Tuesday, July 27, 2010

9-1-1

Most of my blog entries revolve around recounting alcohol induced bouts of debauchery and amusing exploits. If it isn't broke I am not going to fix it. You never mess with a winning formula, just ask Coca-Cola about the experiment known as New Coke. Here for your reading enjoyment is another tale from the vault.

Back in second year of University I lived with a girlfriend. My best friend from high school would come visit from time to time and we would party it up. We'd hit the bars and generally try to get into various forms of trouble. We seldom failed in our attempts. My friend was a bit on the shorter side and a bit chubby so he ended up with the name "Chubba". To say that he embraced it wholeheartedly is an understatement. It was a regular occurrence to see the transformation from normal person into Chubba unfold as the drinks went down. You could tell things had taken a turn to the bad side once he inevitably yelled "Chubba RULES!" and proceeded to try to knock something over. It was not exactly socially acceptable behaviour but that is what friends do, they accept each other despite the obvious temporary insanity and other faults. I spent a great percentage of the time I hung out with him trying to keep him out of fights and from causing too much destruction. He was like a mini tazmanian drinking devil.   

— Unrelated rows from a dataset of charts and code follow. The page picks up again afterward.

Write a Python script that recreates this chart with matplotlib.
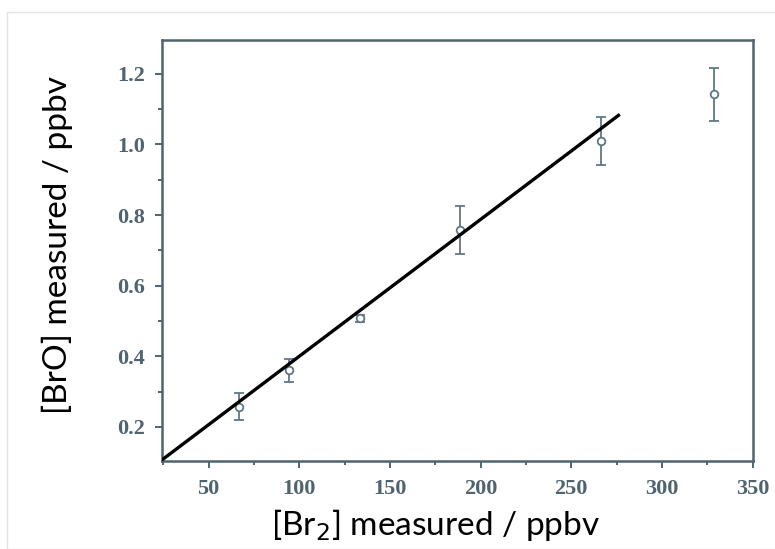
import matplotlib
matplotlib.use("Agg")
import matplotlib.pyplot as plt
from matplotlib.patches import Rectangle
from matplotlib.ticker import MultipleLocator
import numpy as np

# Measured concentrations
br2_ppbv = [66.5, 94.1, 133.3, 188.5, 266.6, 328.7]
bro_ppbv = [0.257, 0.360, 0.508, 0.758, 1.010, 1.142]
bro_err = [0.038, 0.032, 0.010, 0.068, 0.068, 0.075]

# Linear fit over the low-concentration range
fit_slope = 0.003874
fit_intercept = 0.0127
fit_range = [24.0, 276.8]

x_ticks = [50, 100, 150, 200, 250, 300, 350]
y_ticks = [0.2, 0.4, 0.6, 0.8, 1.0, 1.2]

W, H = 775, 549
fig = plt.figure(figsize=(W / 100, H / 100), dpi=100)
fig.patch.set_facecolor("white")

# faint panel border
fig.patches.append(Rectangle((7 / W, 0), 1, 1 - 12 / H, transform=fig.transFigure,
                             fill=False, edgecolor="#e6e2e2", linewidth=1.0))

ax = fig.add_axes([161.5 / W, 1 - 460.5 / H, (752.5 - 161.5) / W, (460.5 - 39.5) / H])

axis_col = "#4f6470"
mark_col = "#5f7886"

fx = np.array(fit_range)
ax.plot(fx, fit_intercept + fit_slope * fx, color="black", lw=2.4, zorder=3,
        solid_capstyle="butt")

ax.errorbar(br2_ppbv, bro_ppbv, yerr=bro_err, fmt="o", ms=5.5, mfc="white",
            mec=mark_col, mew=1.3, ecolor=mark_col, elinewidth=1.3, capsize=3.5,
            capthick=1.3, zorder=2)

ax.set_xlim(24, 350)
ax.set_ylim(0.105, 1.297)
ax.set_xticks(x_ticks)
ax.set_yticks(y_ticks)
ax.set_yticklabels([f"{v:.1f}" for v in y_ticks])
ax.xaxis.set_minor_locator(MultipleLocator(25))
ax.yaxis.set_minor_locator(MultipleLocator(0.1))

for side in ["left", "bottom", "right", "top"]:
    ax.spines[side].set_color(axis_col)
    ax.spines[side].set_linewidth(1.8)

ax.tick_params(which="both", direction="out", top=False, right=False,
               color=axis_col, width=1.4)
ax.tick_params(which="major", length=5, labelsize=16, labelcolor=axis_col)
ax.tick_params(axis="x", which="major", pad=8)
ax.tick_params(axis="y", which="major", pad=7)
ax.tick_params(which="minor", length=3)
for lab in ax.get_xticklabels() + ax.get_yticklabels():
    lab.set_fontfamily("Liberation Serif")
    lab.set_fontweight("bold")

fig.text(57 / W, 1 - 245 / H, "[BrO] measured / ppbv", rotation=90,
         ha="center", va="center", fontsize=24, family="Lato", color="black")
fig.text(436 / W, 1 - 525 / H, "[Br$_2$] measured / ppbv",
         ha="center", va="center", fontsize=24, family="Lato", color="black")

fig.savefig("out.png", dpi=100, facecolor="white")
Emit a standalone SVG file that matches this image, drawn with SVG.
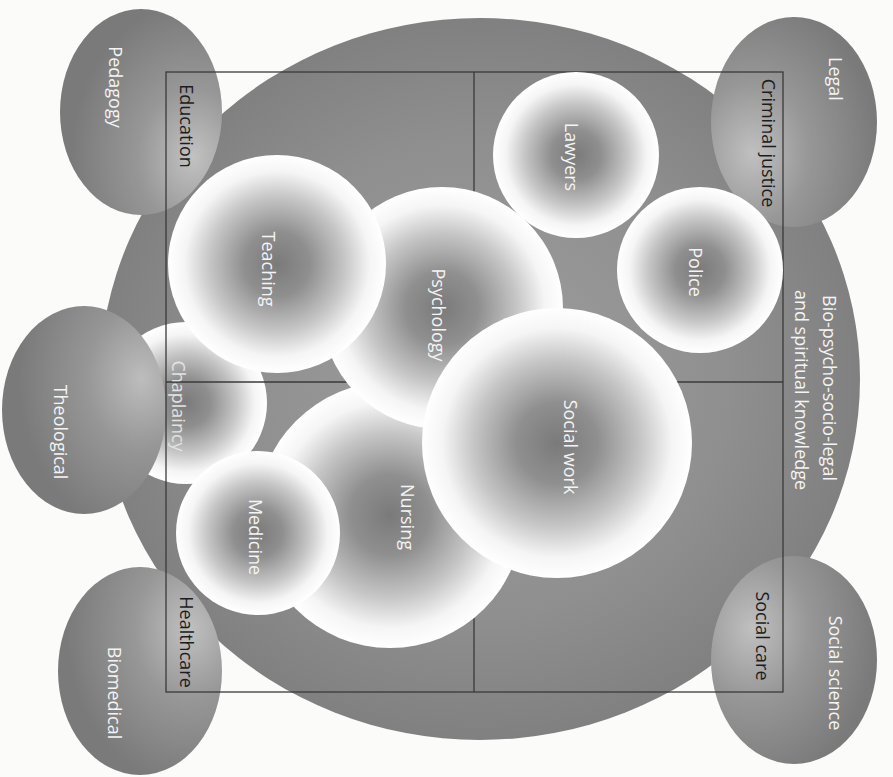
<svg xmlns="http://www.w3.org/2000/svg" width="893" height="777" viewBox="0 0 893 777">
<defs>
<radialGradient id="gBig" cx="50%" cy="50%" r="55%">
<stop offset="0" stop-color="#9e9e9e"/>
<stop offset="0.6" stop-color="#8f8f8f"/>
<stop offset="1" stop-color="#7c7c7c"/>
</radialGradient>
<radialGradient id="gBall" cx="50%" cy="50%" r="50%">
<stop offset="0" stop-color="#7a7a7a"/>
<stop offset="0.3" stop-color="#8f8f8f"/>
<stop offset="0.62" stop-color="#c6c6c6"/>
<stop offset="0.85" stop-color="#f5f5f5"/>
<stop offset="1" stop-color="#ffffff"/>
</radialGradient>
<radialGradient id="gPed" cx="0.82" cy="0.72" r="0.75">
<stop offset="0" stop-color="#c2c2c2"/>
<stop offset="0.45" stop-color="#979797"/>
<stop offset="1" stop-color="#7a7a7a"/>
</radialGradient>
<radialGradient id="gTheo" cx="0.85" cy="0.35" r="0.75">
<stop offset="0" stop-color="#bdbdbd"/>
<stop offset="0.45" stop-color="#969696"/>
<stop offset="1" stop-color="#7a7a7a"/>
</radialGradient>
<radialGradient id="gBio" cx="0.8" cy="0.3" r="0.75">
<stop offset="0" stop-color="#c0c0c0"/>
<stop offset="0.45" stop-color="#979797"/>
<stop offset="1" stop-color="#7a7a7a"/>
</radialGradient>
<radialGradient id="gLegal" cx="0.25" cy="0.65" r="0.75">
<stop offset="0" stop-color="#c0c0c0"/>
<stop offset="0.45" stop-color="#979797"/>
<stop offset="1" stop-color="#7a7a7a"/>
</radialGradient>
<radialGradient id="gSoc" cx="0.25" cy="0.35" r="0.75">
<stop offset="0" stop-color="#c0c0c0"/>
<stop offset="0.45" stop-color="#979797"/>
<stop offset="1" stop-color="#7a7a7a"/>
</radialGradient>
</defs>
<style>
text{font-family:"Open Sans","Liberation Sans",sans-serif;font-size:18px;text-anchor:middle}
.w{fill:#f4f4f4}
.k{fill:#1c1c1c}
.ball{fill:url(#gBall)}
.ln{fill:none;stroke:#3a3a3a;stroke-width:1.3}
</style>
<rect width="893" height="777" fill="#fbfbfa"/>
<g id="knowledge">
<ellipse cx="480" cy="379" rx="380" ry="361" fill="url(#gBig)"/>
</g>
<g id="chaplaincy">
<circle cx="186" cy="403" r="81" class="ball"/>
</g>
<g id="pedagogy">
<ellipse cx="141" cy="112" rx="81" ry="103" fill="url(#gPed)"/>
<text class="w" transform="translate(115,87) rotate(90)" dy="0.35em">Pedagogy</text>
</g>
<g id="legal">
<ellipse cx="794" cy="122" rx="83" ry="105" fill="url(#gLegal)"/>
<text class="w" transform="translate(835,79) rotate(90)" dy="0.35em">Legal</text>
</g>
<g id="theological">
<ellipse cx="84" cy="410" rx="82" ry="104" fill="url(#gTheo)"/>
<text class="w" transform="translate(60,432) rotate(90)" dy="0.35em">Theological</text>
</g>
<g id="biomedical">
<ellipse cx="140" cy="671" rx="82" ry="104" fill="url(#gBio)"/>
<text class="w" transform="translate(114,693) rotate(90)" dy="0.35em">Biomedical</text>
</g>
<g id="social-science">
<ellipse cx="794" cy="660" rx="83" ry="104" fill="url(#gSoc)"/>
<text class="w" transform="translate(835,673) rotate(90)" dy="0.35em">Social science</text>
</g>
<g id="connectors">
<rect x="166" y="72" width="617" height="620" class="ln"/>
<line x1="474" y1="72" x2="474" y2="692" class="ln"/>
<line x1="166" y1="382" x2="783" y2="382" class="ln"/>
</g>
<g id="chaplaincy-label">
<text fill="#e2e2e2" transform="translate(178,406) rotate(90)" dy="0.35em">Chaplaincy</text>
</g>
<g id="education"><text class="k" transform="translate(186,126) rotate(90)" dy="0.35em">Education</text></g>
<g id="criminal-justice"><text class="k" transform="translate(768,143) rotate(90)" dy="0.35em">Criminal justice</text></g>
<g id="healthcare"><text class="k" transform="translate(186,642) rotate(90)" dy="0.35em">Healthcare</text></g>
<g id="social-care"><text class="k" transform="translate(762,636) rotate(90)" dy="0.35em">Social care</text></g>
<g id="bio-label">
<text class="w" transform="translate(829,388) rotate(90)" dy="0.35em">Bio-psycho-socio-legal</text>
<text class="w" transform="translate(801,390) rotate(90)" dy="0.35em">and spiritual knowledge</text>
</g>
<g id="nursing">
<circle cx="390" cy="515" r="133" class="ball"/>
<text class="w" transform="translate(407,517) rotate(90)" dy="0.35em">Nursing</text>
</g>
<g id="medicine">
<circle cx="258" cy="533" r="82" class="ball"/>
<text class="w" transform="translate(255,537) rotate(90)" dy="0.35em">Medicine</text>
</g>
<g id="psychology">
<circle cx="442" cy="308" r="121" class="ball"/>
<text class="w" transform="translate(438,315) rotate(90)" dy="0.35em">Psychology</text>
</g>
<g id="teaching">
<circle cx="277" cy="264" r="109" class="ball"/>
<text class="w" transform="translate(268,269) rotate(90)" dy="0.35em">Teaching</text>
</g>
<g id="lawyers">
<circle cx="576" cy="155" r="83" class="ball"/>
<text class="w" transform="translate(571,157) rotate(90)" dy="0.35em">Lawyers</text>
</g>
<g id="police">
<circle cx="700" cy="270" r="83" class="ball"/>
<text class="w" transform="translate(695,272) rotate(90)" dy="0.35em">Police</text>
</g>
<g id="social-work">
<circle cx="557" cy="443" r="135" class="ball"/>
<text class="w" transform="translate(570,447) rotate(90)" dy="0.35em">Social work</text>
</g>
</svg>
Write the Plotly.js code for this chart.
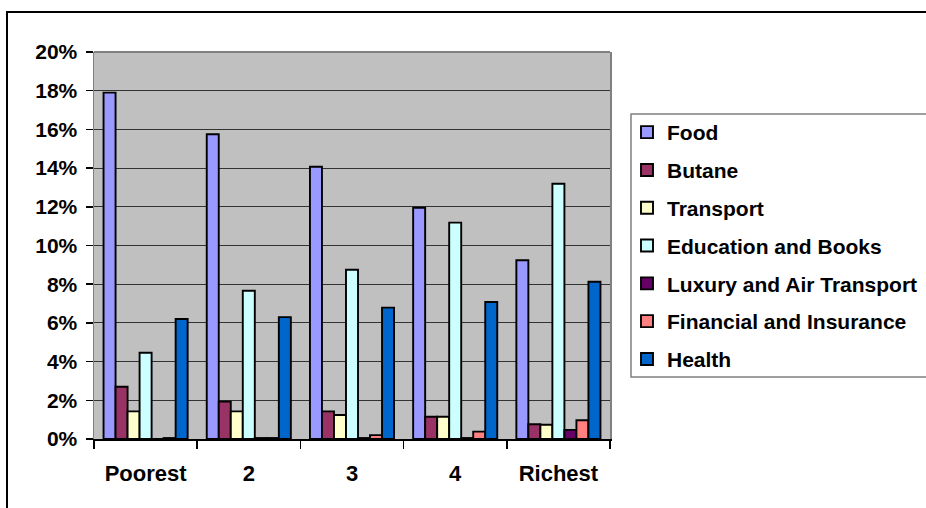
<!DOCTYPE html>
<html>
<head>
<meta charset="utf-8">
<script src="https://cdn.plot.ly/plotly-3.0.1.min.js"></script>
<style>html,body{margin:0;padding:0;background:#fff;}#chart{width:926px;height:508px;}</style>
</head>
<body>
<div id="chart"></div>
<script>
var categories = ['Poorest', '2', '3', '4', 'Richest'];
var seriesNames = ['Food', 'Butane', 'Transport', 'Education and Books', 'Luxury and Air Transport', 'Financial and Insurance', 'Health'];
var food      = [17.9, 15.75, 14.07, 11.95, 9.24];
var butane    = [2.7, 1.93, 1.43, 1.15, 0.76];
var transport = [1.43, 1.43, 1.24, 1.15, 0.74];
var education = [4.46, 7.66, 8.75, 11.18, 13.19];
var luxury    = [0, 0.05, 0.05, 0.05, 0.47];
var financial = [0.05, 0.05, 0.2, 0.38, 0.97];
var health    = [6.2, 6.3, 6.79, 7.08, 8.13];
var yTicks = [0, 2, 4, 6, 8, 10, 12, 14, 16, 18, 20];

var values = [food, butane, transport, education, luxury, financial, health];
var colors = ['#9999FF', '#993366', '#FFFFCC', '#CCFFFF', '#660066', '#FF8080', '#0066CC'];

var W = 926, H = 508, L = 94, R = 610, T = 52, B = 439;
function px(x) { return (x - L) / (R - L); }
function py(y) { return (B - y) / (B - T); }

var traces = values.map(function (v, i) {
  return {
    type: 'bar',
    name: seriesNames[i],
    x: categories,
    y: v,
    legendgroup: 'g' + i,
    marker: { color: colors[i], line: { color: '#000000', width: 1.9 } },
    hoverinfo: 'name+y'
  };
});

var FONT = 'Liberation Sans, Arial, sans-serif';
var layout = {
  width: W, height: H,
  margin: { l: L, r: W - R, t: T, b: H - B, pad: 0, autoexpand: false },
  paper_bgcolor: '#ffffff',
  plot_bgcolor: '#C0C0C0',
  barmode: 'group',
  bargap: 0.185,
  bargroupgap: 0,
  font: { family: FONT, color: '#000000' },
  xaxis: {
    type: 'category',
    showline: true, linecolor: '#000000', linewidth: 1.5,
    ticks: 'outside', tickson: 'boundaries', ticklen: 8, tickcolor: '#000000', tickwidth: 1.5,
    tickfont: { size: 22, family: FONT, weight: 'bold' },
    showgrid: false, zeroline: false, automargin: false,
    ticklabelstandoff: 14
  },
  yaxis: {
    range: [0, 20],
    tickvals: yTicks,
    ticktext: yTicks.map(function (t) { return t + '%'; }),
    showline: true, linecolor: '#808080', linewidth: 1.5, mirror: true,
    ticks: 'outside', ticklen: 7, tickcolor: '#000000', tickwidth: 1.5,
    tickfont: { size: 21, family: FONT, weight: 'bold' },
    showgrid: true, gridcolor: '#333333', gridwidth: 1,
    zeroline: false, automargin: false,
    ticklabelstandoff: 4
  },
  showlegend: true,
  legend: {
    x: px(627), y: py(112), xanchor: 'left', yanchor: 'top',
    bgcolor: 'rgba(0,0,0,0)', borderwidth: 0,
    font: { size: 21, family: FONT, weight: 'bold', color: '#000000' },
    tracegroupgap: 7.5,
    traceorder: 'grouped'
  },
  shapes: [
    { type: 'line', xref: 'paper', yref: 'paper', x0: 0, x1: 1, y0: 1, y1: 1,
      line: { color: '#808080', width: 2 } },
    { type: 'rect', xref: 'paper', yref: 'paper', x0: px(631), x1: px(960), y0: py(377), y1: py(114),
      line: { color: '#808080', width: 1.5 }, fillcolor: '#ffffff', layer: 'below' },
    { type: 'rect', xref: 'paper', yref: 'paper', x0: px(7), x1: px(960), y0: py(530), y1: py(12),
      line: { color: '#000000', width: 2 }, fillcolor: 'rgba(0,0,0,0)', layer: 'below' }
  ]
};

Plotly.newPlot('chart', traces, layout, { displayModeBar: false, staticPlot: true });
</script>
</body>
</html>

My girlfriend thought it would be a great idea to set up Chubba with her crazy lab partner named Pam (affectionately nicknamed Wham Bam by me for her obviously low standards). On paper the combination looked perfect, crazy drunken fool and crazy skanky chick, how could it go wrong? With a plethora of alcohol, that's how. We all met up at my place and to my surprise Chubba and Wham Bam hit it off fairly well. Any shyness was quickly dissolved as the drinks flowed from a seemingly endless supply of alcohol. After a good bit of pre-drinking we embarked to the local dance club. We proceeded to drink more and dance the night away. Chubba almost started a bit of a scene with what could be best described as potential members of the Italian mafia. Apparently one of them hit on Wham Bam and Chubba took exception to that. We somehow managed to make it out of the club without being shot or kneecapped, thank goodness for small miracles. We piled back into a cab and went back to my place.

At this point we were all a mess. Chubba and Wham Bam were drunkenly pawing at each other and I just wanted to stop the room from spinning. I went into the bathroom to splash water on my face and I heard a scream. I stumbled out of the bathroom to witness a scene that resembled something out of a horror movie. The carpet in the living room was drenched in blood and there were bloody footprints leading to the other bathroom. For some reason at this point in my intoxicated mind the most likely scenario was that we got burgled and it went wrong. I ran into my bedroom and grabbed my miniature baseball bat, then proceeded to slowly tiptoe/stumble in the direction of the bloody footprints. I finally reached the bathroom door (closed with the bloody trail leading in). I flung the door open and yelled, ready to swing the bat at the intruder. To my surprise the door hit Chubba as he was doubled over throwing up in the toilet. My girlfriend came to the door and told me to call an ambulance for Wham Bam. They told me that she had stepped on a wine glass and it cut her foot. 

What happened next is precisely why a drunken university student should never be trusted to do anything intelligent. I picked up the phone and called 9-1-1. This is how I remember the conversation going:

911:"Please state the nature of your emergency"
Me: "I got the number right!"
911:"Sir? What is your emergency"
Me: "Well I thought we had a burglar with all that blood everywhere"
911: "What blood sir? What blood??"
Me: "Blood EVERYWHERE, soaked through the carpet..."
911: "What happened sir, whose blood is it?"
Me: "It's EVERYWHERE"
911: "What is your name and address sir?"
Me: "Oh forget it, we'll just take a cab I guess..."

My girlfriend took the phone out of my hands and asked me who I was talking to? I told her it was a nice woman from 911. She assumed I was just kidding and she called a cab. It turned out Wham Bam just had a piece of glass in her foot and most of the bleeding had stopped at this point. We still needed to go to the hospital for stitches. About 10 minutes later the cab came and we all got into it. After informing the cabbie to take us to the hospital we were suddenly surrounded by cop cars, lights flashing and sirens whailing. It was at this point that I informed everyone that I had indeed called 911 and told the operator about all the blood on the floor. The cops made us get out of the cab and my girlfriend calmly explained to them that they told me to call an ambulance and that was what I tried to do, but unfortunately did a poor job describing the situation. Luckily after asking to see the apartment and seeing all the blood on the living room carpet the cops believed the story. We finally made it to the hospital and waited at least 3 hours for Wham Bam to get stitches, during which time Chubba threw up in the waiting room and a guy with a rather spectacular ponytail did the mop up duties. All in all a fairly decent eventful night.

Until next time, honour your contracts, be pleasant to strangers and never prematurely assume you've been burgled.

1 comment:

  1. HAHAHHAHAHAHAHAHA!!!! This is probably my favourite Mikey blog of all time. Priceless!